Alexandre Lecuyer vient de s’associer avec un autre agriculteur à la fois céréalier et éleveur. Ensemble, ils disposent de 500 brebis. Leur objectif est de passer à 800 femelles d’ici à 2024 et de pâturer encore davantage de couverts.
Blandine Cailliez
Le contexte
Alexandre Lecuyer s’est installé en 2016 à Monceau-le-Neuf (Aisne)
sur 8 ha de SAU, en reprenant la partie élevage ovin de l’exploitation de son père et de son oncle. Il a démarré avec 100 brebis et l’objectif de développer sa troupe. Depuis, il a aussi acheté des vaches Herens.
Aujourd’hui, il fait paître ses 350 brebis et ses 6 vaches sur des repousses de culture ou couverts végétaux au gré de ce que les exploitations agricoles voisines lui proposent.

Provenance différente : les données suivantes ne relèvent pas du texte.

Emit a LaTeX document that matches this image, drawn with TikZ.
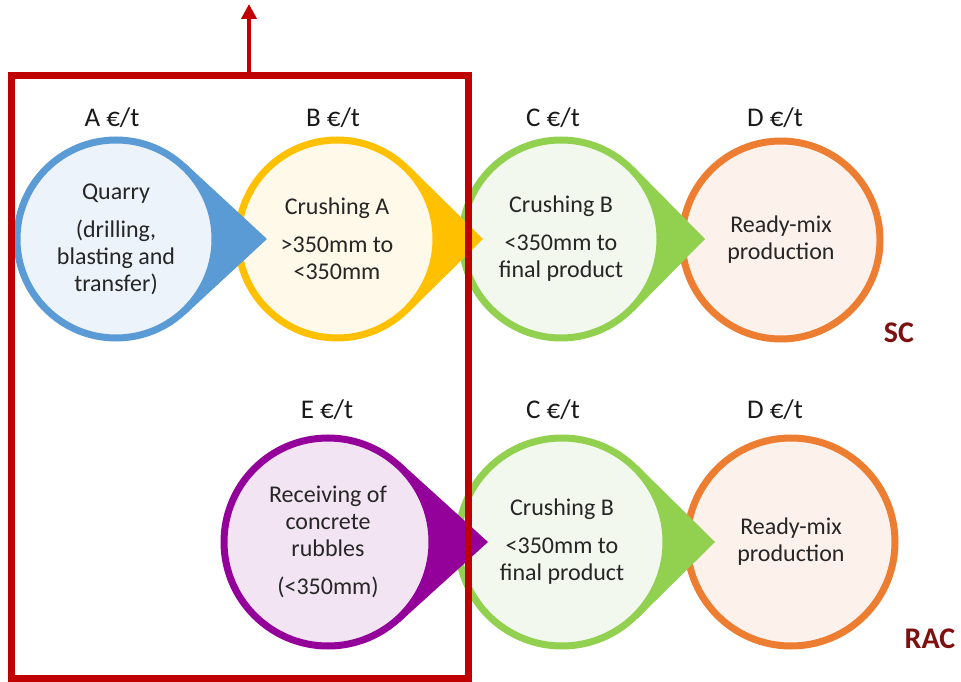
\documentclass[tikz,border=0pt]{standalone}
\usepackage{fontspec}
\setmainfont{Carlito}
\usetikzlibrary{arrows.meta}

\definecolor{quarryc}{HTML}{5B9BD5}
\definecolor{quarryf}{HTML}{EDF3FB}
\definecolor{crushac}{HTML}{FFC000}
\definecolor{crushaf}{HTML}{FFF9EA}
\definecolor{crushbc}{HTML}{92D050}
\definecolor{crushbf}{HTML}{F2F8EE}
\definecolor{mixc}{HTML}{ED7D31}
\definecolor{mixf}{HTML}{FDF1EB}
\definecolor{rubblec}{HTML}{93009A}
\definecolor{rubblef}{HTML}{F3E4F3}
\definecolor{boxred}{HTML}{C00000}
\definecolor{tagred}{HTML}{7F1010}

\begin{document}
\begin{tikzpicture}[x=1pt,y=1pt,
  stage/.style={circle,line width=7pt,minimum size=#1,inner sep=0pt,
    align=center,font=\fontsize{24}{27}\selectfont,text=black!85},
  price/.style={anchor=base,font=\fontsize{27}{30}\selectfont,text=black!90},
  tag/.style={anchor=base,font=\fontsize{30}{34}\selectfont\bfseries,text=tagred}]
\useasboundingbox (0,0) rectangle (961,681);

% top row (SC), drawn right to left
\coordinate (cq) at (116,442);
\coordinate (ca) at (337,442);
\coordinate (cb) at (561,442);
\coordinate (tq) at (267,442);
\coordinate (ta) at (483,442);
\coordinate (tb) at (705,442);

\node[stage=198pt,draw=mixc,fill=mixf] (mix) at (781,441) {Ready-mix\\production};

\fill[crushbc] (tb) -- ([shift={(44.6:102.5)}]cb) -- ([shift={(-44.6:102.5)}]cb) -- cycle;
\node[stage=198pt,draw=crushbc,fill=crushbf] (crushB) at (cb)
  {Crushing B\\[11pt]<350mm to\\final product};

\fill[crushac] (ta) -- ([shift={(45.4:102.5)}]ca) -- ([shift={(-45.4:102.5)}]ca) -- cycle;
\node[stage=198pt,draw=crushac,fill=crushaf] (crushA) at (ca)
  {Crushing A\\[11pt]>350mm to\\<350mm};

\fill[quarryc] (tq) -- ([shift={(47.2:102.5)}]cq) -- ([shift={(-47.2:102.5)}]cq) -- cycle;
\node[stage=198pt,draw=quarryc,fill=quarryf] (quarry) at (cq)
  {Quarry\\[11pt](drilling,\\blasting and\\transfer)};

% bottom row (RAC)
\coordinate (cr) at (328,139);
\coordinate (cb2) at (562,139);
\coordinate (tr) at (488,139);
\coordinate (tb2) at (715,139);

\node[stage=208pt,draw=mixc,fill=mixf] (mix2) at (791,139) {Ready-mix\\production};

\fill[crushbc] (tb2) -- ([shift={(45.3:107.5)}]cb2) -- ([shift={(-45.3:107.5)}]cb2) -- cycle;
\node[stage=208pt,draw=crushbc,fill=crushbf] (crushB2) at (cb2)
  {Crushing B\\[11pt]<350mm to\\final product};

\fill[rubblec] (tr) -- ([shift={(47.8:107.5)}]cr) -- ([shift={(-47.8:107.5)}]cr) -- cycle;
\node[stage=208pt,draw=rubblec,fill=rubblef] (receive) at (cr)
  {Receiving of\\concrete\\rubbles\\[11pt](<350mm)};

% prices
\node[price] (pa) at (112,554) {A €/t};
\node[price] (pb) at (333,554) {B €/t};
\node[price] (pc) at (553,554) {C €/t};
\node[price] (pd) at (775,554) {D €/t};
\node[price] (pe) at (327,263) {E €/t};
\node[price] (pc2) at (553,263) {C €/t};
\node[price] (pd2) at (775,263) {D €/t};

\node[tag] (sc) at (899,338) {SC};
\node[tag] (rac) at (930,33) {RAC};

% primary part box
\node[draw=boxred,line width=7pt,outer sep=0pt,minimum width=457pt,
  minimum height=602pt] (box) at (239.5,304) {};
\coordinate (up) at (249,677);
\draw[boxred,line width=4pt,-{Triangle[width=15pt,length=15pt]}] (up |- box.north) -- (up);
\end{tikzpicture}
\end{document}
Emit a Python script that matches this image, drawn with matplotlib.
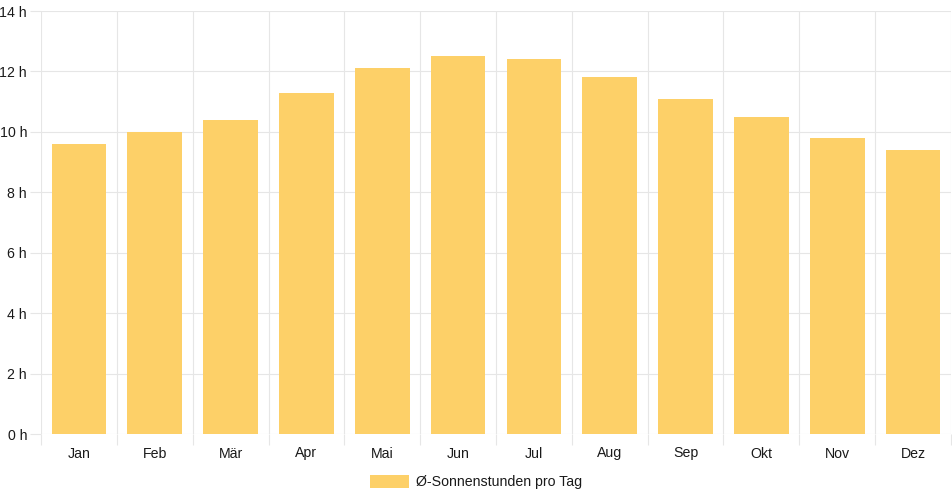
import matplotlib
matplotlib.use('Agg')
import matplotlib.pyplot as plt
import numpy as np

monate = ['Jan', 'Feb', 'Mär', 'Apr', 'Mai', 'Jun', 'Jul', 'Aug', 'Sep', 'Okt', 'Nov', 'Dez']
sonnenstunden = [9.6, 10.0, 10.4, 11.3, 12.1, 12.5, 12.4, 11.8, 11.1, 10.5, 9.8, 9.4]
y_ticks = [0, 2, 4, 6, 8, 10, 12, 14]
serie = 'Ø-Sonnenstunden pro Tag'

plt.rcParams['font.family'] = ['Liberation Sans', 'DejaVu Sans']
grid_col = '#e6e6e6'
txt_col = '#1a1a1a'

fig = plt.figure(figsize=(9.52, 5.0), dpi=100)
ax = fig.add_axes([41 / 952, 66 / 500, 910 / 952, 423 / 500])

x = np.arange(len(monate))
ax.bar(x, sonnenstunden, width=0.72, color='#fdd068', label=serie, zorder=2)

ax.set_xlim(-0.5, len(monate) - 0.5)
ax.set_ylim(0, 14)
ax.set_yticks(y_ticks)
ax.set_yticklabels([f'{v} h' for v in y_ticks])
ax.set_xticks(x)
ax.set_xticklabels(monate)
ax.set_xticks(np.arange(-0.5, len(monate)), minor=True)

for s in ax.spines.values():
    s.set_visible(False)

ax.grid(axis='y', color=grid_col, linewidth=0.8, zorder=0)
ax.grid(axis='x', which='minor', color=grid_col, linewidth=0.8, zorder=0)
ax.tick_params(axis='x', which='major', length=0, pad=9, labelsize=10.2, labelcolor=txt_col)
ax.tick_params(axis='x', which='minor', length=8, color=grid_col, width=0.8)
ax.tick_params(axis='y', length=8, color=grid_col, width=0.8, pad=2, labelsize=10.2, labelcolor=txt_col)

fig.legend(loc='center', bbox_to_anchor=(476 / 952, 1 - 482 / 500), frameon=False,
           handlelength=2.8, handleheight=1.0, handletextpad=0.5, fontsize=10.2,
           labelcolor=txt_col)

fig.savefig('out.png', dpi=100)
plt.close(fig)
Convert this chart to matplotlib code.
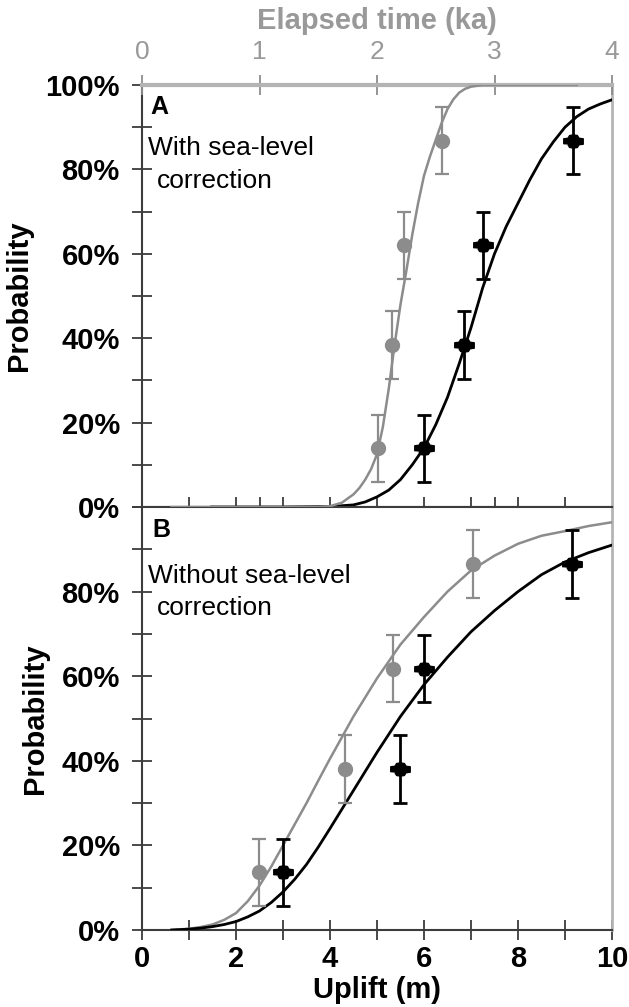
import matplotlib
matplotlib.use("Agg")
import matplotlib.pyplot as plt
from matplotlib.ticker import FixedLocator, FuncFormatter

# ---------------- data ----------------
# Panel A (with sea-level correction)
# gray series: elapsed time (ka) on the top axis
a_gray_t = [2.01, 2.13, 2.23, 2.55]
a_gray_p = [13.9, 38.4, 62.0, 86.8]
a_gray_err = [8.0, 8.0, 8.0, 8.0]
a_gray_curve_t = [0.25, 1.5, 1.6, 1.7, 1.75, 1.8, 1.85, 1.9, 1.95, 2.0, 2.05, 2.1,
                  2.15, 2.2, 2.25, 2.3, 2.35, 2.4, 2.45, 2.5, 2.55, 2.6, 2.65,
                  2.7, 2.75, 2.8, 2.9, 3.7]
a_gray_curve_p = [0, 0, 0.2, 1.0, 2.0, 3.0, 4.5, 6.5, 9.0, 12.5, 19, 28,
                  38.5, 48, 56, 64.5, 72, 78.5, 83, 87, 91, 94.3, 96.6,
                  98.2, 99.1, 99.6, 100, 100]
# black series: uplift (m) on the bottom axis
a_black_curve_x = [1.48, 3.0, 4.0, 4.5, 4.75, 5.0, 5.25, 5.5, 5.75, 6.0, 6.25,
                   6.5, 6.75, 7.0, 7.25, 7.5, 7.75, 8.0, 8.25, 8.5, 8.75, 9.0,
                   9.25, 9.5, 9.75, 10.0]
a_black_curve_p = [0, 0, 0.1, 0.5, 1.2, 2.4, 4.0, 6.5, 10, 14, 19.5,
                   26, 34, 42.5, 52, 60, 66.5, 72, 77.5, 82.5, 86.5, 90,
                   92.5, 94.3, 95.5, 96.5]
a_black_x = [5.99, 6.85, 7.26, 9.18]
a_black_p = [13.9, 38.4, 62.0, 86.8]
a_black_err = [8.0, 8.0, 8.0, 8.0]

# Panel B (without sea-level correction), uplift (m)
b_gray_x = [2.48, 4.32, 5.35, 7.05]
b_gray_p = [13.6, 38.0, 61.8, 86.5]
b_gray_err = [8.0, 8.0, 8.0, 8.0]
b_gray_curve_x = [0.63, 1.0, 1.25, 1.5, 1.75, 2.0, 2.25, 2.5, 2.75, 3.0, 3.25,
                  3.5, 3.75, 4.0, 4.5, 5.0, 5.5, 6.0, 6.5, 7.0, 7.5, 8.0, 8.5,
                  9.0, 9.5, 10.0]
b_gray_curve_p = [0, 0.3, 0.7, 1.3, 2.4, 4.0, 6.8, 10.5, 15, 20, 25,
                  30, 35.3, 40.5, 50.5, 59.5, 67.5, 74, 80, 85, 88.5, 91.3, 93.2,
                  94.3, 95.5, 96.4]
b_black_x = [3.01, 5.49, 5.99, 9.14]
b_black_p = [13.6, 38.0, 61.8, 86.5]
b_black_err = [8.0, 8.0, 8.0, 8.0]
b_black_curve_x = [0.63, 1.0, 1.25, 1.5, 1.75, 2.0, 2.25, 2.5, 2.75, 3.0, 3.25,
                   3.5, 3.75, 4.0, 4.5, 5.0, 5.5, 6.0, 6.5, 7.0, 7.5, 8.0, 8.5,
                   9.0, 9.5, 10.0]
b_black_curve_p = [0, 0.2, 0.45, 0.8, 1.3, 2.0, 3.1, 4.5, 6.5, 9, 12,
                   15.5, 19.6, 24, 33, 42, 50.5, 58, 64.5, 70.5, 75.5, 80, 84,
                   87, 89.2, 91]

uplift_ticks = list(range(0, 11))
uplift_labels = [0, 2, 4, 6, 8, 10]
mid_ticks = [1, 2, 2.5, 3, 4, 5, 6, 7, 7.5, 8, 9]
time_ticks = [0, 1, 2, 3, 4]
prob_ticks = list(range(0, 101, 10))

# ---------------- style ----------------
plt.rcParams['font.family'] = ['Liberation Sans', 'DejaVu Sans']
GRAY = '#8c8c8c'
LGRAY = '#b4b4b4'
DARK = '#3c3c3c'
FS = 20

blk_marker = [(-1.5, -0.42), (-1.5, 0.42), (-0.85, 0.5), (-0.6, 0.92), (0, 1.02),
              (0.6, 0.92), (0.85, 0.5), (1.5, 0.42), (1.5, -0.42), (0.85, -0.5),
              (0.6, -0.92), (0, -1.02), (-0.6, -0.92), (-0.85, -0.5)]

W, H = 629, 1007
fig = plt.figure(figsize=(W / 100, H / 100), dpi=100)
L, R = 142, 612
axA = fig.add_axes([L / W, 1 - 507 / H, (R - L) / W, (507 - 85) / H])
axB = fig.add_axes([L / W, 1 - 930 / H, (R - L) / W, (930 - 507) / H])


def style_y(ax, labels):
    ax.set_ylim(0, 100)
    ax.yaxis.set_major_locator(FixedLocator(prob_ticks))
    ax.yaxis.set_major_formatter(FuncFormatter(
        lambda v, p: f"{int(round(v))}%" if int(round(v)) in labels else ""))
    ax.tick_params(axis='y', direction='inout', length=14, width=1.3, color=DARK,
                   labelsize=FS + 1, pad=9)
    for t in ax.get_yticklabels():
        t.set_fontweight('bold')
    ax.set_ylabel('Probability', fontsize=FS + 1, fontweight='bold', labelpad=9)


for ax in (axA, axB):
    ax.set_xlim(0, 10)
    ax.spines['left'].set_color(DARK)
    ax.spines['left'].set_linewidth(1.5)
    ax.spines['bottom'].set_color(DARK)
    ax.spines['bottom'].set_linewidth(1.5)
    ax.spines['right'].set_color(LGRAY)
    ax.spines['right'].set_linewidth(2.0)
    ax.spines['top'].set_color(DARK)
    ax.spines['top'].set_linewidth(1.5)

style_y(axA, [0, 20, 40, 60, 80, 100])
style_y(axB, [0, 20, 40, 60, 80])

# A bottom (middle) axis ticks, no labels
axA.xaxis.set_major_locator(FixedLocator(mid_ticks))
axA.tick_params(axis='x', direction='inout', length=14, width=1.3, color=DARK,
                labelbottom=False)
axA.spines['top'].set_visible(False)

# B bottom axis
axB.xaxis.set_major_locator(FixedLocator(uplift_ticks))
axB.xaxis.set_major_formatter(FuncFormatter(
    lambda v, p: f"{int(v)}" if int(v) in uplift_labels else ""))
axB.tick_params(axis='x', direction='inout', length=14, width=1.3, color=DARK,
                labelsize=FS + 1, pad=4)
for t in axB.get_xticklabels():
    t.set_fontweight('bold')
axB.set_xlabel('Uplift (m)', fontsize=FS + 1, fontweight='bold', labelpad=2)

# top (time) axis for panel A
axT = axA.twiny()
axT.set_xlim(0, 4)
axT.set_ylim(0, 100)
axT.xaxis.set_major_locator(FixedLocator(time_ticks))
axT.tick_params(axis='x', direction='inout', length=14, width=1.3, color=GRAY,
                labelcolor='#999999', labelsize=FS - 1, pad=8)
for s in ('left', 'right', 'bottom'):
    axT.spines[s].set_visible(False)
axT.spines['top'].set_color(LGRAY)
axT.spines['top'].set_linewidth(3)
axT.set_xlabel('Elapsed time (ka)', fontsize=FS + 1, fontweight='bold',
               color='#999999', labelpad=8)

# ---------------- panel A ----------------
axT.plot(a_gray_curve_t, a_gray_curve_p, color=GRAY, lw=1.8, zorder=3)
axT.errorbar(a_gray_t, a_gray_p, yerr=a_gray_err, fmt='none', ecolor=GRAY,
             elinewidth=1.6, capsize=5, capthick=1.6, zorder=4)
axT.plot(a_gray_t, a_gray_p, 'o', color=GRAY, ms=10, zorder=5)

axA.plot(a_black_curve_x, a_black_curve_p, color='black', lw=2.0, zorder=3)
axA.errorbar(a_black_x, a_black_p, yerr=a_black_err, fmt='none', ecolor='black',
             elinewidth=2.0, capsize=5, capthick=2.0, zorder=4)
axA.plot(a_black_x, a_black_p, linestyle='none', marker=blk_marker, color='black',
         ms=14, zorder=5)

axA.text(0.017, 0.948, 'A', transform=axA.transAxes, fontsize=FS - 2,
         fontweight='bold', va='center', ha='left')
axA.text(0.013, 0.834, 'With sea-level', transform=axA.transAxes, fontsize=FS - 1,
         va='baseline', ha='left')
axA.text(0.032, 0.756, 'correction', transform=axA.transAxes, fontsize=FS - 1,
         va='baseline', ha='left')

# ---------------- panel B ----------------
axB.plot(b_gray_curve_x, b_gray_curve_p, color=GRAY, lw=1.8, zorder=3)
axB.errorbar(b_gray_x, b_gray_p, yerr=b_gray_err, fmt='none', ecolor=GRAY,
             elinewidth=1.6, capsize=5, capthick=1.6, zorder=4)
axB.plot(b_gray_x, b_gray_p, 'o', color=GRAY, ms=10, zorder=5)

axB.plot(b_black_curve_x, b_black_curve_p, color='black', lw=2.0, zorder=3)
axB.errorbar(b_black_x, b_black_p, yerr=b_black_err, fmt='none', ecolor='black',
             elinewidth=2.0, capsize=5, capthick=2.0, zorder=4)
axB.plot(b_black_x, b_black_p, linestyle='none', marker=blk_marker, color='black',
         ms=14, zorder=5)

axB.text(0.023, 0.946, 'B', transform=axB.transAxes, fontsize=FS - 2,
         fontweight='bold', va='center', ha='left')
axB.text(0.013, 0.82, 'Without sea-level', transform=axB.transAxes, fontsize=FS - 1,
         va='baseline', ha='left')
axB.text(0.032, 0.745, 'correction', transform=axB.transAxes, fontsize=FS - 1,
         va='baseline', ha='left')

fig.savefig('out.png', dpi=100)
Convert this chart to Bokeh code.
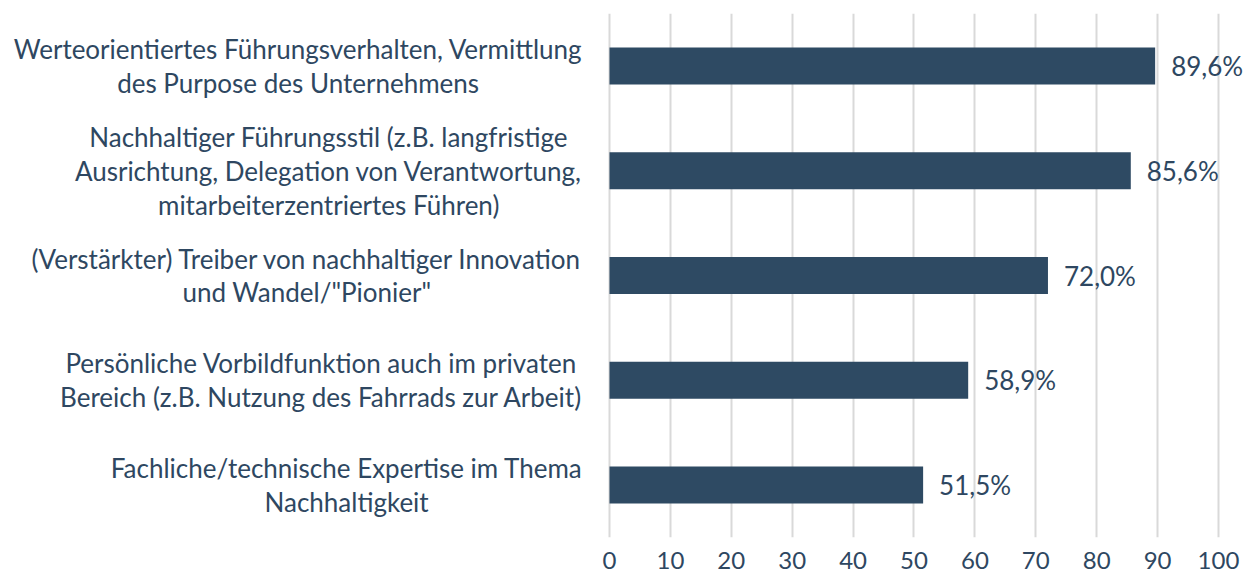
from bokeh.plotting import figure
from bokeh.models import FactorRange, Range1d, FixedTicker, ColumnDataSource
from bokeh.core.properties import value
from bokeh.embed import file_html
from bokeh.resources import INLINE

categories = [
    "Werteorientiertes Führungsverhalten, Vermittlung\ndes Purpose des Unternehmens",
    "Nachhaltiger Führungsstil (z.B. langfristige\nAusrichtung, Delegation von Verantwortung,\nmitarbeiterzentriertes Führen)",
    "(Verstärkter) Treiber von nachhaltiger Innovation\nund Wandel/\"Pionier\"",
    "Persönliche Vorbildfunktion auch im privaten\nBereich (z.B. Nutzung des Fahrrads zur Arbeit)",
    "Fachliche/technische Expertise im Thema\nNachhaltigkeit",
]
values = [89.6, 85.6, 72.0, 58.9, 51.5]
value_labels = ["89,6%", "85,6%", "72,0%", "58,9%", "51,5%"]
x_ticks = [0, 10, 20, 30, 40, 50, 60, 70, 80, 90, 100]

NAVY = "#2E4A63"
TEXT = "#2E4761"
FONT = "Lato"

src = ColumnDataSource(dict(cat=categories, val=values, lab=value_labels,
                            zero=[0] * len(values)))

p = figure(width=1246, height=578, output_backend="svg", toolbar_location=None,
           y_range=FactorRange(factors=categories[::-1]),
           x_range=Range1d(-100.0, 104.6),
           min_border_left=0, min_border_right=0, min_border_top=13, min_border_bottom=41)
p.outline_line_color = None
p.background_fill_color = "white"
p.border_fill_color = "white"

p.hbar(y="cat", left=0, right="val", height=0.353, source=src,
       fill_color=NAVY, line_color=None)

# value labels
p.text(x="val", y="cat", text="lab", source=src, x_offset=16,
       text_align="left", text_baseline="middle", text_color=TEXT,
       text_font=value(FONT), text_font_size="26px")

# category labels (right-aligned block, centred lines)
p.text(x="zero", y="cat", text="cat", source=src, x_offset=-27,
       anchor="center_right", text_align="center", text_baseline="middle",
       text_color=TEXT, text_font=value(FONT), text_font_size="26px",
       text_line_height=1.06)

p.yaxis.visible = False
p.ygrid.grid_line_color = None

p.xaxis.ticker = FixedTicker(ticks=x_ticks)
p.xaxis.bounds = (0, 100)
p.xaxis.axis_line_color = None
p.xaxis.major_tick_line_color = None
p.xaxis.minor_tick_line_color = None
p.xaxis.major_label_standoff = 8
p.xaxis.major_label_text_font = FONT
p.xaxis.major_label_text_font_size = "24px"
p.xaxis.major_label_text_color = TEXT

p.xgrid.ticker = FixedTicker(ticks=x_ticks)
p.xgrid.bounds = (0, 100)
p.xgrid.grid_line_color = "#D9D9D9"
p.xgrid.grid_line_width = 2

open("out.html", "w").write(file_html(p, INLINE))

Un choix de couverts déterminé selon leur utilisation
Sur l’exploitation de son père et de son oncle, Alexandre Lecuyer adapte le choix des espèces à implanter en cultures intermédiaires à l’utilisation qu’il va en faire pour l’élevage. « Si le champ est destiné à l’enrubannage, par exemple, nous avons retenu cette année un mélange de 40 kg/ha d’avoine blanche, 10 kg/ha de vesce de printemps, 25 kg/ha de pois fourrager Arkta, 800 g/ha de colza et 2 kg/ha de trèfles d’Alexandrie et incarnat, explique-t-il. S’il va être pâturé avant l’arrivée du gel, nous avons ajouté à la base avoine + vesce : 1 kg/ha de colza, 4 kg/ha de tournesol et 40 kg/ha de pois protéagineux. Pour un pâturage de printemps, donc non gélif, j’ai remplacé le tournesol et les pois du mélange précédent par 1 kg/ha de navet fourrager et un fond de sac de moutarde d’Abyssinie. »
Le récap
Les points positifs
Couverts d’interculture plus efficaces et plus faciles à détruire.
Biodiversité favorisée.
Les points négatifs
Pour l’éleveur, un système très dépendant des autres et de la météo.
Risque de vols des batteries, clôtures et animaux.